Our leaders need to tap into that common liberation wisdom and genius in which our commanders and proud soldiers were conscious of protecting civilians; it served us well in the bush and this is no time to be complacent; it won us victories against our archenemy and there is no reason we shouldn’t apply it. If our leaders are mistaking lukewarm response by our population because they are not used to voting leaders out, then time is fast approaching for that right to be brought to bear by our voters. Any MP or minister with an ear needs to hear!
—we stand at the edge of information and historical eras and empowering our citizenry with information and ability to report can help us build bridges to the future. It is sad in our shortest history of liberation struggle we have learned very little about ourselves, which is a bitter pill to swallow. Going forward, and even in the event of successful disarmament and total elimination of illegal arms, communities ought to be always aware there are people within us who are capable of causing greater harm than NCP; the NCP maybe bankrolling militias or arming youth to underwrite the violence but every community must be asked one cardinal question: which family, or community wants their person to be another statistics added to the 2.5 million we have already lost?
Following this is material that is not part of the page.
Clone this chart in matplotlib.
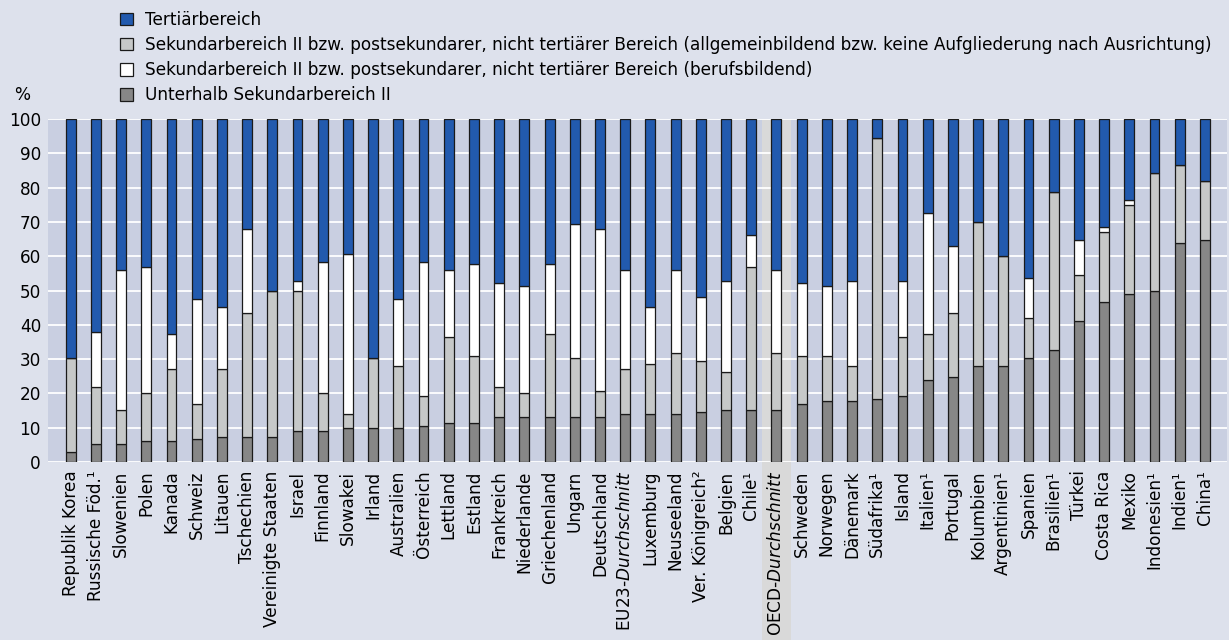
import numpy as np
import matplotlib
matplotlib.use("Agg")
import matplotlib.pyplot as plt
from matplotlib.patches import Patch, Rectangle

plt.rcParams['font.family'] = ['DejaVu Sans']
plt.rcParams['mathtext.fontset'] = 'custom'
plt.rcParams['mathtext.rm'] = 'DejaVu Sans'
plt.rcParams['mathtext.it'] = 'DejaVu Sans:italic'

# ------------------------------------------------------------------
# Daten (Anteile in %)
# ------------------------------------------------------------------
laender = [
    "Republik Korea", "Russische Föd.¹", "Slowenien", "Polen", "Kanada",
    "Schweiz", "Litauen", "Tschechien", "Vereinigte Staaten", "Israel",
    "Finnland", "Slowakei", "Irland", "Australien", "Österreich",
    "Lettland", "Estland", "Frankreich", "Niederlande", "Griechenland",
    "Ungarn", "Deutschland", r"EU23-$\mathit{Durchschnitt}$", "Luxemburg", "Neuseeland",
    "Ver. Königreich²", "Belgien", "Chile¹", r"OECD-$\mathit{Durchschnitt}$", "Schweden",
    "Norwegen", "Dänemark", "Südafrika¹", "Island", "Italien¹",
    "Portugal", "Kolumbien", "Argentinien¹", "Spanien", "Brasilien¹",
    "Türkei", "Costa Rica", "Mexiko", "Indonesien¹", "Indien¹",
    "China¹",
]

unterhalb = [2.8, 5.2, 5.2, 6.0, 6.0, 6.7, 7.4, 7.4, 7.4, 9.1,
             9.1, 9.8, 9.8, 9.8, 10.6, 11.4, 11.4, 13.0, 13.0, 13.0,
             13.0, 13.0, 13.9, 13.9, 13.9, 14.5, 15.3, 15.3, 15.3, 16.9,
             17.7, 17.7, 18.4, 19.3, 23.9, 24.7, 27.9, 27.9, 30.2, 32.6,
             41.2, 46.6, 49.1, 49.8, 63.9, 64.7]

allgemein = [27.4, 16.6, 10.1, 14.0, 21.1, 10.3, 19.7, 36.2, 42.4, 40.7,
             10.9, 4.1, 20.4, 18.1, 8.7, 25.1, 19.6, 8.8, 7.0, 24.3,
             17.2, 7.8, 13.2, 14.8, 17.9, 15.0, 11.0, 41.6, 16.5, 14.1,
             13.3, 10.2, 76.0, 17.2, 13.4, 18.9, 42.2, 32.1, 11.8, 46.2,
             13.3, 20.4, 25.8, 34.5, 22.7, 17.3]

beruflich = [0.0, 16.2, 40.7, 36.9, 10.2, 30.4, 18.0, 24.3, 0.0, 3.1,
             38.3, 46.8, 0.0, 19.5, 39.0, 19.5, 26.6, 30.4, 31.3, 20.3,
             39.2, 47.0, 28.9, 16.4, 24.2, 18.7, 26.6, 9.3, 24.2, 21.2,
             20.3, 25.0, 0.0, 16.4, 35.3, 19.5, 0.0, 0.0, 11.7, 0.0,
             10.2, 1.6, 1.6, 0.0, 0.0, 0.0]

tertiaer = [69.8, 62.0, 44.0, 43.1, 62.7, 52.6, 54.9, 32.1, 50.2, 47.1,
            41.7, 39.3, 69.8, 52.6, 41.7, 44.0, 42.4, 47.8, 48.7, 42.4,
            30.6, 32.2, 44.0, 54.9, 44.0, 51.8, 47.1, 33.8, 44.0, 47.8,
            48.7, 47.1, 5.6, 47.1, 27.4, 36.9, 29.9, 40.0, 46.3, 21.2,
            35.3, 31.4, 23.5, 15.7, 13.4, 18.0]

legende = [
    "Tertiärbereich",
    "Sekundarbereich II bzw. postsekundarer, nicht tertiärer Bereich (allgemeinbildend bzw. keine Aufgliederung nach Ausrichtung)",
    "Sekundarbereich II bzw. postsekundarer, nicht tertiärer Bereich (berufsbildend)",
    "Unterhalb Sekundarbereich II",
]

# Farben
BG_FIG = "#dde1ec"
BG_AX = "#c9cfe1"
BLAU = "#225aae"
HELLGRAU = "#c6c8c8"
DUNKELGRAU = "#878787"
WEISS = "#ffffff"
KANTE = "#1a1a1a"

FS = 12.2

# ------------------------------------------------------------------
fig = plt.figure(figsize=(12.29, 6.40), dpi=100, facecolor=BG_FIG)
ax = fig.add_axes([0.0391, 0.278, 0.9593, 0.536])
ax.set_facecolor(BG_AX)

x = np.arange(len(laender))
w = 0.39
kw = dict(width=w, edgecolor=KANTE, linewidth=0.9, zorder=2)

b1 = np.array(unterhalb)
b2 = b1 + np.array(allgemein)
b3 = b2 + np.array(beruflich)

ax.bar(x, unterhalb, color=DUNKELGRAU, **kw)
ax.bar(x, allgemein, bottom=b1, color=HELLGRAU, **kw)
ax.bar(x, beruflich, bottom=b2, color=WEISS, **kw)
ax.bar(x, tertiaer, bottom=b3, color=BLAU, **kw)

# Hervorhebung OECD-Durchschnitt (Band reicht bis unter die Beschriftung)
i_oecd = 28
band = Rectangle((i_oecd - 0.56, -0.56), 1.12, 1.56, transform=ax.get_xaxis_transform(),
                 facecolor="#d9d9d9", edgecolor="none", clip_on=False, zorder=0.3)
ax.add_patch(band)

ax.set_xlim(-0.9, 45.88)
ax.set_ylim(0, 100)
ax.set_yticks(np.arange(0, 101, 10))
ax.set_axisbelow(True)
ax.yaxis.grid(True, color="white", linewidth=1.3)
ax.xaxis.grid(False)
for s in ax.spines.values():
    s.set_visible(False)

ax.set_xticks(x)
ax.set_xticklabels(laender, rotation=90, fontsize=FS)
ax.tick_params(axis="x", length=0, pad=6)
ax.tick_params(axis="y", length=0, pad=5, labelsize=FS)

fig.text(22 / 1229, 1 - 95 / 640, "%", fontsize=FS, ha="center", va="center")

handles = [Patch(facecolor=c, edgecolor=KANTE, linewidth=0.9)
           for c in (BLAU, HELLGRAU, WEISS, DUNKELGRAU)]
fig.legend(handles, legende, loc="upper left", bbox_to_anchor=(120 / 1229, 1 - 11 / 640),
           frameon=False, fontsize=FS, handlelength=0.75, handleheight=0.75,
           handletextpad=0.75, labelspacing=0.42, borderpad=0, borderaxespad=0)

fig.savefig("out.png", dpi=100, facecolor=BG_FIG)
Let’s imagine a day when every person or leader from our communities will look in the mirror and says, “my duty to southern Sudan takes precedence over obsessions with tribal disinformation ’.
If the communities across Jonglei, across southern Sudan and in the Diaspora let that moment count, then we can be sure of making every state in the South a national leader in all spheres of development-- thus using our imagination not to incite and kill but to build lives and protect the war orphans, widows, elderly, women and the vulnerable ones in our communities.

And we all would have passed the baton of peace and security to generations.Call that meaningful self-government.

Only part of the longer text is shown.